THE BELIEF IN Angels -- Jules Finn
Jules Finn and Szaja Trautman know that sorrow can sink deeply—so deeply it can drown the soul.
Growing up in her parents’ crazy hippie household on a tiny island off the coast of Boston, Jules’s imaginative sense of humor is the weapon she wields as a defense against the chaos of her family’s household. Somewhere between routine discipline with horsewhips, gun-waving gambling debt collectors, and LSD-laced breakfast cereal adventures, tragedy strikes with the death of her younger brother.

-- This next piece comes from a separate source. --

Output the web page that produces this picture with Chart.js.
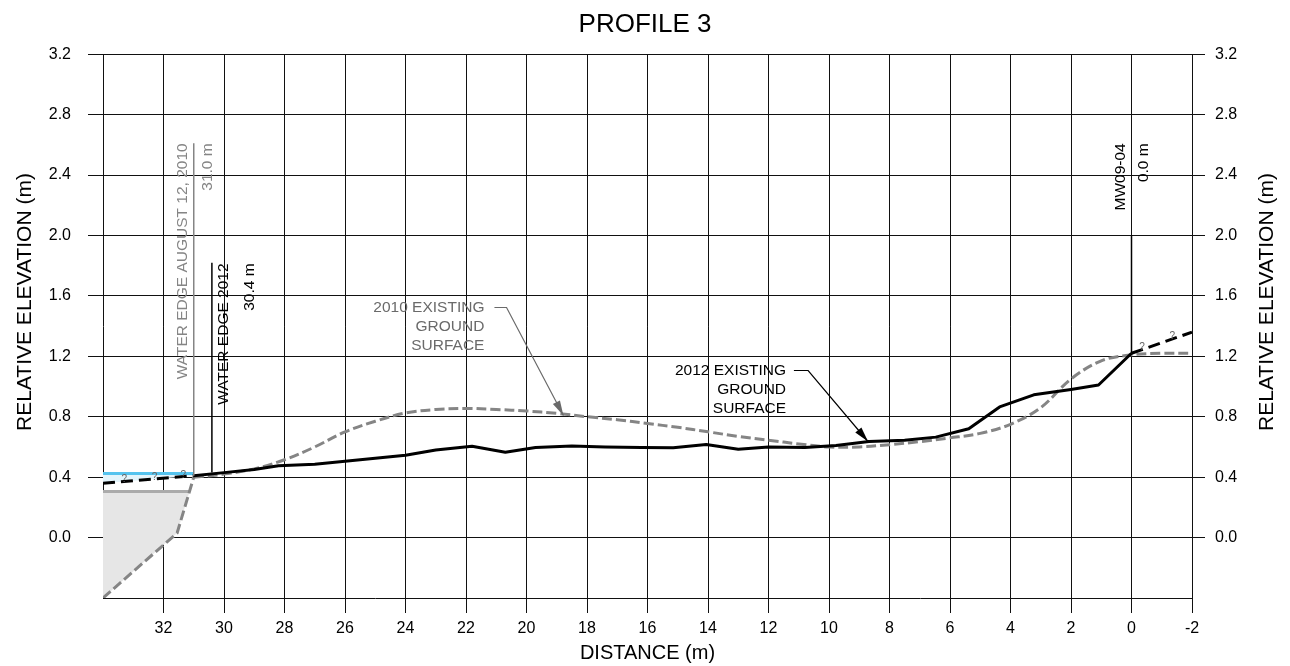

Jules’s story alternates with that of her grandfather, Szaja, an orthodox Jew who survives the murderous Ukranian pogroms of the 1920s, the Majdanek death camp, and the torpedoing of the Mefkura, a ship carrying refugees to Palestine. Unable to deal with the horrors he endures at the camp, Szaja develops a dissociative disorder and takes on the persona of a dead soldier from a burial ditch, using that man’s thoughts to devise a plan to escape to America.
REVIEW
While Szaja’s and Jules’s sorrows are different on the surface, adversity requires them both to find the will to live despite the suffering in their lives—and both encounter, in their darkest moments, what could be explained as serendipity or divine intervention. For Jules and Szaja, these experiences offer the hope the need in order to come to the rescue of their own fractured lives.This is a story full of raw, sometimes harrowing, emotion. It's also the story of two characters, separated by a generation, who despite seemingly insurmountable odds have the resilience and courage to face whatever obstacles Fate selects to block their chances of attaining peace and happiness. Despite the grimness of the narrative this is a story where good does eventually find a way to triumph over adversity (evil) and first time novelist, J. Dylan Yates, has excellent descriptive skills and tells a story that involves the reader from the first page to the last.